*Extracted records:*
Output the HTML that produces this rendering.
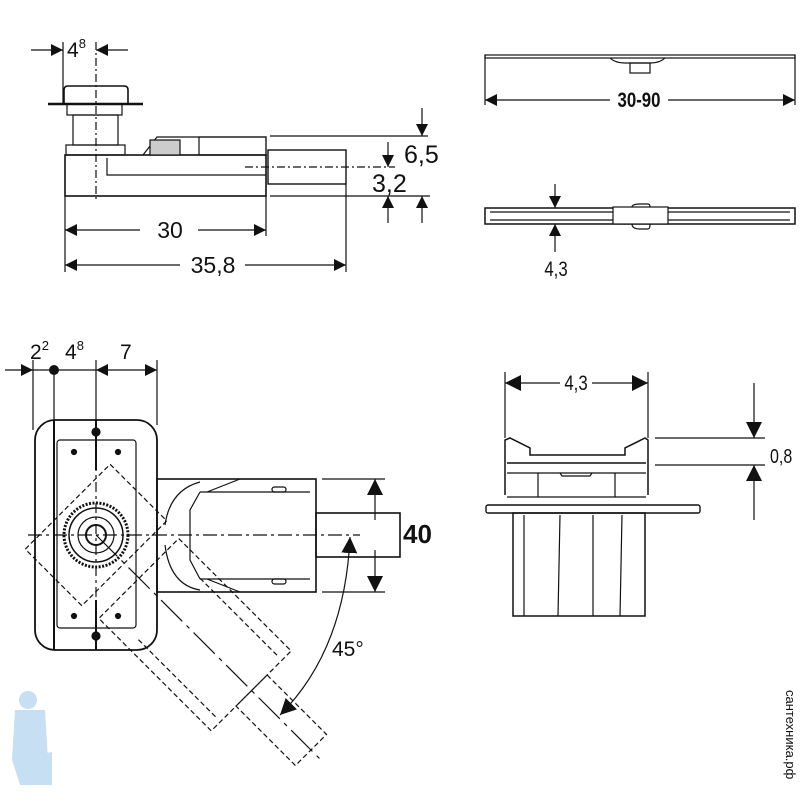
--
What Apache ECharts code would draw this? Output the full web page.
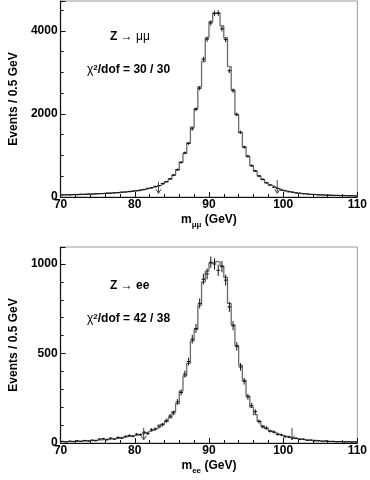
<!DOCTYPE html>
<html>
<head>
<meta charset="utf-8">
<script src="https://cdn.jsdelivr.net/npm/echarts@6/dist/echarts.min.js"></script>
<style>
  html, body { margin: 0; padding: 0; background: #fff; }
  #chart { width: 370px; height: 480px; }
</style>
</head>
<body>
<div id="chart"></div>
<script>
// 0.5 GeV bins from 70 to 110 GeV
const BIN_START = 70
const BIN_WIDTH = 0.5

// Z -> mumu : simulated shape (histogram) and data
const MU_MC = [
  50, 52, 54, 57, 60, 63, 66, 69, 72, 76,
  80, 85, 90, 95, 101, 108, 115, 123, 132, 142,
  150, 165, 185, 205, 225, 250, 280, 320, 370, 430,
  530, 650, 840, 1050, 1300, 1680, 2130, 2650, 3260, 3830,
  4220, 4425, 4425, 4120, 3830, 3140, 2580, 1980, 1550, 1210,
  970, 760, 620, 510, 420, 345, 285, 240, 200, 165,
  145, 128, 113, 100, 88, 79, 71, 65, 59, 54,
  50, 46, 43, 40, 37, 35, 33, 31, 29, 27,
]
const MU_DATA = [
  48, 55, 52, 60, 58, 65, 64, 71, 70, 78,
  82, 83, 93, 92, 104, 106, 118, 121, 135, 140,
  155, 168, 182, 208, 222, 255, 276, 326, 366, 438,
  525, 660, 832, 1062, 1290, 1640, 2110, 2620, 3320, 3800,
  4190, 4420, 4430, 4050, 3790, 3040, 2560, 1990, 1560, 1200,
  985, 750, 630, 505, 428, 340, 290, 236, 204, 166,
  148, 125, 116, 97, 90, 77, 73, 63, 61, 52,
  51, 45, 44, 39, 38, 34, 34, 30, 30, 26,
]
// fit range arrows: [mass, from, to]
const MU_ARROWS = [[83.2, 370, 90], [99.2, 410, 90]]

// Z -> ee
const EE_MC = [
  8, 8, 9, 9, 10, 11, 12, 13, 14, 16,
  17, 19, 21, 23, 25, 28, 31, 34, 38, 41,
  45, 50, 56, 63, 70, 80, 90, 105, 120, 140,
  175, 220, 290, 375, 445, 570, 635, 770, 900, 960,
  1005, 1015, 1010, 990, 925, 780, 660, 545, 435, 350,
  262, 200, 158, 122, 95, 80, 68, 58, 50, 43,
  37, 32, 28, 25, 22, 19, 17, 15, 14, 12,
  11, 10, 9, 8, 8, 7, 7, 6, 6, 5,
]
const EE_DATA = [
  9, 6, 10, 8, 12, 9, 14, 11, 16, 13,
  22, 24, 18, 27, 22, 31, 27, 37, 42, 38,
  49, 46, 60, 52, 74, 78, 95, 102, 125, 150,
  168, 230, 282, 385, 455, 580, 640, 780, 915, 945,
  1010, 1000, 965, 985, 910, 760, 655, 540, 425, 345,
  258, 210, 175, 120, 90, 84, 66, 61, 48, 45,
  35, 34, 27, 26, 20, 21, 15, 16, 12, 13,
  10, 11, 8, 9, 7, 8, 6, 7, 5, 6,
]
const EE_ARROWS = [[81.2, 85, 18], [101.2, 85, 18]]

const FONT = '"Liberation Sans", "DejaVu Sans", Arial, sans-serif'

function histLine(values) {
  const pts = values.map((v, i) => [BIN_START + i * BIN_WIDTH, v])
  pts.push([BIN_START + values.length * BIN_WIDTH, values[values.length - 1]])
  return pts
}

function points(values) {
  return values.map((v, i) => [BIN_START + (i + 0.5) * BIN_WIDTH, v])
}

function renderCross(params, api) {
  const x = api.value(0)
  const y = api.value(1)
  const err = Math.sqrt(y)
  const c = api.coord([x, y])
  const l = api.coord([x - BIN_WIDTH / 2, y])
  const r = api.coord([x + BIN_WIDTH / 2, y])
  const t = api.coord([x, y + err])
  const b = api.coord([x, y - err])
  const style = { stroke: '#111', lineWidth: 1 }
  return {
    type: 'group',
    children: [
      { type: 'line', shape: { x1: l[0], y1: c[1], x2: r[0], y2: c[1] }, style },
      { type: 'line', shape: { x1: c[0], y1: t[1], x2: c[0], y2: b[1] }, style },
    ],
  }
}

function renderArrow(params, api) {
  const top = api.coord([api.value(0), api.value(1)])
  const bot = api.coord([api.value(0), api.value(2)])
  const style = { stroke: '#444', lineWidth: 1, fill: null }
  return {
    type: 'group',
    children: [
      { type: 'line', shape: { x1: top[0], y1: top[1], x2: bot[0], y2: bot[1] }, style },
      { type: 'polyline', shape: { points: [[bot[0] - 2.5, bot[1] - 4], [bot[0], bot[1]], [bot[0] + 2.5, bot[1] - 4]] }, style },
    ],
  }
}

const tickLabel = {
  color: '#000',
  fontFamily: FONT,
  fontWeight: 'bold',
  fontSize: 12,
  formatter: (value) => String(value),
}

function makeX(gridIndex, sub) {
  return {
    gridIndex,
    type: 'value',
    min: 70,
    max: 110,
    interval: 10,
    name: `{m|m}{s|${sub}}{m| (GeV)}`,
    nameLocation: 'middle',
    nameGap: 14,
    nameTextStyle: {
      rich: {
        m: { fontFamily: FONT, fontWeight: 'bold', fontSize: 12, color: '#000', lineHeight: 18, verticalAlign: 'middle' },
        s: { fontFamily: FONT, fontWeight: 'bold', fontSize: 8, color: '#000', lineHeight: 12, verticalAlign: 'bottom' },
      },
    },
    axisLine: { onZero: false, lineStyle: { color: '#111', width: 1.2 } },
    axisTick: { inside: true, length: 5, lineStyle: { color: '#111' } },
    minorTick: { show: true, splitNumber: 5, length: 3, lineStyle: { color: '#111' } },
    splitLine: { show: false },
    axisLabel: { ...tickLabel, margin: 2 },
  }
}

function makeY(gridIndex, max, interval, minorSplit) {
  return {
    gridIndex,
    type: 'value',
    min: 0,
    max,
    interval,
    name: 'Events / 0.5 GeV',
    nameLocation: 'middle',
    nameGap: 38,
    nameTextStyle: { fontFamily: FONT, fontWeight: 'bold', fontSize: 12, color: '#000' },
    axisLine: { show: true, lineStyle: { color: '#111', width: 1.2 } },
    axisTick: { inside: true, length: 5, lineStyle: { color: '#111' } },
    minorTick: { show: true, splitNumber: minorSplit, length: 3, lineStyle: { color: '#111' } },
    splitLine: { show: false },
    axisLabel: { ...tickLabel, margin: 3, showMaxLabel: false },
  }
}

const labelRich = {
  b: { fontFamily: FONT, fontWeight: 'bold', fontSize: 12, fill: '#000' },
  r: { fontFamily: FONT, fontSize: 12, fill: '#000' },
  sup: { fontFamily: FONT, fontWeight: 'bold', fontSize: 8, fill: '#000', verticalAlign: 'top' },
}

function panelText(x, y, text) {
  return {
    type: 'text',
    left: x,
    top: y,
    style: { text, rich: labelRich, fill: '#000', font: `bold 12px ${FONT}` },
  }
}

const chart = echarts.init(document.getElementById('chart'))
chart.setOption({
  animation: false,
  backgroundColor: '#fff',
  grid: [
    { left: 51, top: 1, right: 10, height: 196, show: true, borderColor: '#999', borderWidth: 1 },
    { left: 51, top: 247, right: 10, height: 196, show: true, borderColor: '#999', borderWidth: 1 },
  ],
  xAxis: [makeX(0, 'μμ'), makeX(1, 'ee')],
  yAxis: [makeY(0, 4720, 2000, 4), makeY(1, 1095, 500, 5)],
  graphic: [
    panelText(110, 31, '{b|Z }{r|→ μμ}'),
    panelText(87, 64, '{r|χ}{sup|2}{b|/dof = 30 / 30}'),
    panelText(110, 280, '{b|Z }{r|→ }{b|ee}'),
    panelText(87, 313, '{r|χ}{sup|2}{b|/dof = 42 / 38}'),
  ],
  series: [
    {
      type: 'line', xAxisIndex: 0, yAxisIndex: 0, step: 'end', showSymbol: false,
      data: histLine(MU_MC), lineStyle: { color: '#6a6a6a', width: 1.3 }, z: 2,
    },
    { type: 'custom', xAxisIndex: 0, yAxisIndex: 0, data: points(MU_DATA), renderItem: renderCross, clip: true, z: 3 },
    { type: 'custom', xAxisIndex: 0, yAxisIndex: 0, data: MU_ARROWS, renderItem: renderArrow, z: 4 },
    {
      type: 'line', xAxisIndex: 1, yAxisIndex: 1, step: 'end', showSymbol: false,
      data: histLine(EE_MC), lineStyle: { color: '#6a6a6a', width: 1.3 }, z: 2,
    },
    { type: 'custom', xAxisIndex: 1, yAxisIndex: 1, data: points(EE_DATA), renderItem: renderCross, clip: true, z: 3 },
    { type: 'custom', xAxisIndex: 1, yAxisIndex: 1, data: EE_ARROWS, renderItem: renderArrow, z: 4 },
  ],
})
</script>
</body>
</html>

*Given exercise:* From the records above, quote word for word only the lines beginning at the line that has "What Apache ECharts" and stopping after the line that has "const MU_ARROWS = [[83.2, 370, 90], [99.2, 410, 90]]". Omit the pictures.

*The response:*
What Apache ECharts code would draw this? Output the full web page.
<!DOCTYPE html>
<html>
<head>
<meta charset="utf-8">
<script src="https://cdn.jsdelivr.net/npm/echarts@6/dist/echarts.min.js"></script>
<style>
  html, body { margin: 0; padding: 0; background: #fff; }
  #chart { width: 370px; height: 480px; }
</style>
</head>
<body>
<div id="chart"></div>
<script>
// 0.5 GeV bins from 70 to 110 GeV
const BIN_START = 70
const BIN_WIDTH = 0.5

// Z -> mumu : simulated shape (histogram) and data
const MU_MC = [
  50, 52, 54, 57, 60, 63, 66, 69, 72, 76,
  80, 85, 90, 95, 101, 108, 115, 123, 132, 142,
  150, 165, 185, 205, 225, 250, 280, 320, 370, 430,
  530, 650, 840, 1050, 1300, 1680, 2130, 2650, 3260, 3830,
  4220, 4425, 4425, 4120, 3830, 3140, 2580, 1980, 1550, 1210,
  970, 760, 620, 510, 420, 345, 285, 240, 200, 165,
  145, 128, 113, 100, 88, 79, 71, 65, 59, 54,
  50, 46, 43, 40, 37, 35, 33, 31, 29, 27,
]
const MU_DATA = [
  48, 55, 52, 60, 58, 65, 64, 71, 70, 78,
  82, 83, 93, 92, 104, 106, 118, 121, 135, 140,
  155, 168, 182, 208, 222, 255, 276, 326, 366, 438,
  525, 660, 832, 1062, 1290, 1640, 2110, 2620, 3320, 3800,
  4190, 4420, 4430, 4050, 3790, 3040, 2560, 1990, 1560, 1200,
  985, 750, 630, 505, 428, 340, 290, 236, 204, 166,
  148, 125, 116, 97, 90, 77, 73, 63, 61, 52,
  51, 45, 44, 39, 38, 34, 34, 30, 30, 26,
]
// fit range arrows: [mass, from, to]
const MU_ARROWS = [[83.2, 370, 90], [99.2, 410, 90]]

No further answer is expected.